▸ **What is required**: For each line of the data below that holds "code", copy the line.

▸ **Items**:
— Begin —

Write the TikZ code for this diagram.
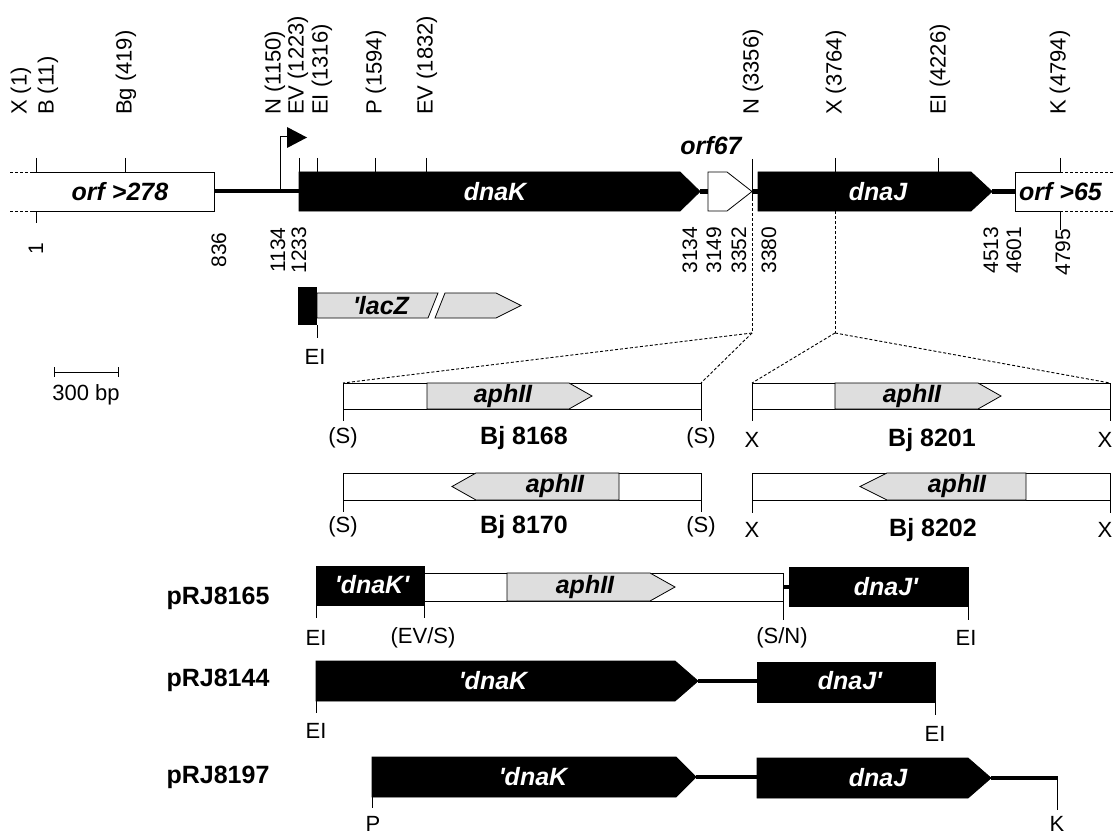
\documentclass[tikz,border=0pt]{standalone}
\usepackage{fontspec}
\setmainfont{Liberation Sans}
\newcommand\fLt{\fontsize{22}{24}\selectfont}
\newcommand\fNum{\fontsize{21}{24}\selectfont}
\newcommand\fBI{\fontsize{25}{28}\selectfont\bfseries\itshape}
\newcommand\fB{\fontsize{25}{28}\selectfont\bfseries}
\newcommand\qq{\textquotesingle}
\begin{document}
\begin{tikzpicture}[x=1pt,y=-1pt,
  bk/.style={fill=black,draw=black,line width=0.8pt},
  wh/.style={fill=white,draw=black,line width=0.8pt},
  gr/.style={fill=black!13,draw=black,line width=0.8pt},
  lnk/.style={line width=4.5pt},
  tk/.style={line width=1pt},
  dsh/.style={line width=0.9pt,dash pattern=on 3pt off 2pt},
  lt/.style={font=\fLt,inner sep=0pt},
  rlab/.style={lt,rotate=90,anchor=west},
  numl/.style={font=\fNum,inner sep=0pt,rotate=90},
  gi/.style={font=\fBI,inner sep=0pt},
  gw/.style={gi,text=white},
  bl/.style={font=\fB,inner sep=0pt}]
\useasboundingbox[fill=white] (0,0) rectangle (1115,837);

% ---------- main map ----------
% orf >278
\draw[line width=0.8pt] (33,172) -- (214,172) -- (214,211) -- (33,211);
\draw[dsh] (10,172) -- (33,172);
\draw[dsh] (10,211) -- (33,211);
\node[gi] (orfA) at (120,192) {orf >278};
\draw[lnk] (214,191) -- (299,191);
% dnaK
\draw[bk] (299,172) -- (680,172) -- (700,191.5) -- (680,211) -- (299,211) -- cycle;
\node[gw] (dnaK) at (495,192) {dnaK};
\draw[lnk] (700,191.5) -- (708,191.5);
% orf67
\draw[wh] (708,172) -- (727,172) -- (752,191.5) -- (727,211) -- (708,211) -- cycle;
\node[gi] (orf67) at (711,146) {orf67};
\draw[lnk] (752,191.5) -- (758,191.5);
% dnaJ
\draw[bk] (758,172) -- (971,172) -- (992,191.5) -- (971,211) -- (758,211) -- cycle;
\node[gw] (dnaJ) at (878,192) {dnaJ};
\draw[lnk] (992,191.5) -- (1015,191.5);
% orf >65
\draw[line width=0.8pt] (1060,172) -- (1015,172) -- (1015,211) -- (1060,211);
\draw[dsh] (1060,172) -- (1118,172);
\draw[dsh] (1060,211) -- (1118,211);
\node[gi,anchor=west] (orfB) at (1019,192) {orf >65};

% promoter
\draw[tk] (280,191) -- (280,137) -- (288,137);
\fill (287,127) -- (307,137.5) -- (287,148) -- cycle;

% ticks above
\foreach \x in {36,125,299,317,375,426,835,938,1060}
  \draw[tk] (\x,158) -- (\x,172);
\draw[tk] (752,159) -- (752,198);
% ticks below
\draw[tk] (36,211) -- (36,223);
\draw[tk] (1060,211) -- (1060,230);

% site labels
\node[rlab] (sX1) at (21,115) {X (1)};
\node[rlab] (sB11) at (48,115) {B (11)};
\node[rlab] (sBg) at (126,115) {Bg (419)};
\node[rlab] (sN1) at (275,115) {N (1150)};
\node[rlab] (sEV1) at (298,115) {EV (1223)};
\node[rlab] (sEI1) at (322,115) {EI (1316)};
\node[rlab] (sP) at (376,115) {P (1594)};
\node[rlab] (sEV2) at (427,115) {EV (1832)};
\node[rlab] (sN2) at (753,115) {N (3356)};
\node[rlab] (sX2) at (836,115) {X (3764)};
\node[rlab] (sEI2) at (940,115) {EI (4226)};
\node[rlab] (sK) at (1060,115) {K (4794)};

% position numbers
\node[numl] (n1) at (36,249) {1};
\node[numl] (n836) at (219,250) {836};
\node[numl] (n1134) at (278,250) {1134};
\node[numl] (n1233) at (299,250) {1233};
\node[numl] (n3134) at (690,250) {3134};
\node[numl] (n3149) at (714,250) {3149};
\node[numl] (n3352) at (739,250) {3352};
\node[numl] (n3380) at (769,250) {3380};
\node[numl] (n4513) at (991,250) {4513};
\node[numl] (n4601) at (1014,250) {4601};
\node[numl] (n4795) at (1063,252) {4795};

% ---------- lacZ fusion ----------
\fill (298,287) rectangle (317,325);
\draw[gr] (317,293) -- (438,293) -- (428,318) -- (317,318) -- cycle;
\draw[gr] (445,293) -- (496,293) -- (521,305.5) -- (496,318) -- (435,318) -- cycle;
\node[gi] (lacZ) at (381,306) {\qq lacZ};
\draw[tk] (317,325) -- (317,338);
\node[lt] (eiL) at (315,357) {EI};

% scale bar
\draw[tk] (54,372) -- (118,372);
\draw[tk] (54,367) -- (54,377);
\draw[tk] (118,367) -- (118,377);
\node[lt] (bar) at (86,395) {300 bp};

% ---------- dashed expansion lines ----------
\coordinate (J1) at (752,333);
\coordinate (J2) at (835,333);
\coordinate (A1) at (343,383);
\coordinate (A2) at (701,383);
\coordinate (B1) at (752,383);
\coordinate (B2) at (1110,383);
\draw[dsh] (752,198) -- (J1);
\draw[dsh] (835,211) -- (J2);
\draw[dsh] (J1) -- (A1);
\draw[dsh] (J1) -- (A2);
\draw[dsh] (J2) -- (B1);
\draw[dsh] (J2) -- (B2);

% ---------- Bj 8168 ----------
\draw[wh] (343,383) rectangle (701,409);
\draw[gr] (427,383) -- (569,383) -- (592,396) -- (569,409) -- (427,409) -- cycle;
\node[gi] (ap1) at (503,396) {aphII};
\draw[tk] (343,409) -- (343,421);
\draw[tk] (701,409) -- (701,421);
\node[lt] (s1a) at (343,438) {(S)};
\node[lt] (s1b) at (701,438) {(S)};
\node[bl] (bj8168) at (524,438) {Bj 8168};

% ---------- Bj 8170 ----------
\draw[wh] (343,473) rectangle (701,500);
\draw[gr] (619,473) -- (476,473) -- (452,486.5) -- (476,500) -- (619,500) -- cycle;
\node[gi] (ap2) at (555,486) {aphII};
\draw[tk] (343,500) -- (343,512);
\draw[tk] (701,500) -- (701,512);
\node[lt] (s2a) at (343,527) {(S)};
\node[lt] (s2b) at (701,527) {(S)};
\node[bl] (bj8170) at (524,527) {Bj 8170};

% ---------- Bj 8201 ----------
\draw[wh] (752,383) rectangle (1110,409);
\draw[gr] (835,383) -- (978,383) -- (1001,396) -- (978,409) -- (835,409) -- cycle;
\node[gi] (ap3) at (912,396) {aphII};
\draw[tk] (752,409) -- (752,421);
\draw[tk] (1110,409) -- (1110,421);
\node[lt] (x3a) at (752,440) {X};
\node[lt] (x3b) at (1105,440) {X};
\node[bl] (bj8201) at (932,440) {Bj 8201};

% ---------- Bj 8202 ----------
\draw[wh] (752,473) rectangle (1110,500);
\draw[gr] (1026,473) -- (887,473) -- (860,486.5) -- (887,500) -- (1026,500) -- cycle;
\node[gi] (ap4) at (957,486) {aphII};
\draw[tk] (752,500) -- (752,513);
\draw[tk] (1110,500) -- (1110,513);
\node[lt] (x4a) at (752,530) {X};
\node[lt] (x4b) at (1105,530) {X};
\node[bl] (bj8202) at (933,530) {Bj 8202};

% ---------- pRJ8165 ----------
\node[bl] (p8165) at (218,598) {pRJ8165};
\draw[bk] (316,566) rectangle (424,605);
\node[gw] (dk1) at (372,585) {\qq dnaK\qq};
\draw[wh] (424,573) rectangle (783,601);
\draw[gr] (507,573) -- (650,573) -- (675,587) -- (650,601) -- (507,601) -- cycle;
\node[gi] (ap5) at (585,587) {aphII};
\draw[lnk] (783,587) -- (789,587);
\draw[bk] (789,567) rectangle (968,606);
\node[gw] (dj1) at (886,587) {dnaJ\qq};
\draw[tk] (316,605) -- (316,618);
\draw[tk] (424,605) -- (424,618);
\draw[tk] (783,601) -- (783,620);
\draw[tk] (968,606) -- (968,620);
\node[lt] (e5a) at (316,638) {EI};
\node[lt] (e5b) at (423,638) {(EV/S)};
\node[lt] (e5c) at (782,638) {(S/N)};
\node[lt] (e5d) at (966,638) {EI};

% ---------- pRJ8144 ----------
\node[bl] (p8144) at (218,680) {pRJ8144};
\draw[bk] (316,661) -- (675,661) -- (698,681) -- (675,701) -- (316,701) -- cycle;
\node[gw] (dk2) at (493,681) {\qq dnaK};
\draw[lnk] (698,681) -- (757,681);
\draw[bk] (757,662) rectangle (935,702);
\node[gw] (dj2) at (850,681) {dnaJ\qq};
\draw[tk] (316,701) -- (316,713);
\draw[tk] (935,702) -- (935,715);
\node[lt] (e6a) at (316,731) {EI};
\node[lt] (e6b) at (935,734) {EI};

% ---------- pRJ8197 ----------
\node[bl] (p8197) at (218,777) {pRJ8197};
\draw[bk] (372,757) -- (676,757) -- (696,777) -- (676,797) -- (372,797) -- cycle;
\node[gw] (dk3) at (533,777) {\qq dnaK};
\draw[lnk] (696,777) -- (757,777);
\draw[bk] (757,758) -- (968,758) -- (991,778) -- (968,798) -- (757,798) -- cycle;
\node[gw] (dj3) at (878,778) {dnaJ};
\draw[lnk] (991,778) -- (1057,778);
\draw[tk] (1057,776) -- (1057,810);
\draw[tk] (372,797) -- (372,808);
\node[lt] (pP) at (373,824) {P};
\node[lt] (pK) at (1057,824) {K};
\end{tikzpicture}
\end{document}
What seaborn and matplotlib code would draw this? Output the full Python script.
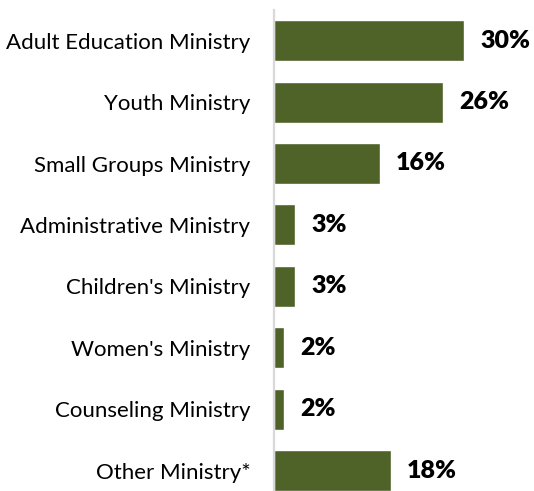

— End —

▸ **Problem solution**:
Write the TikZ code for this diagram.
What seaborn and matplotlib code would draw this? Output the full Python script.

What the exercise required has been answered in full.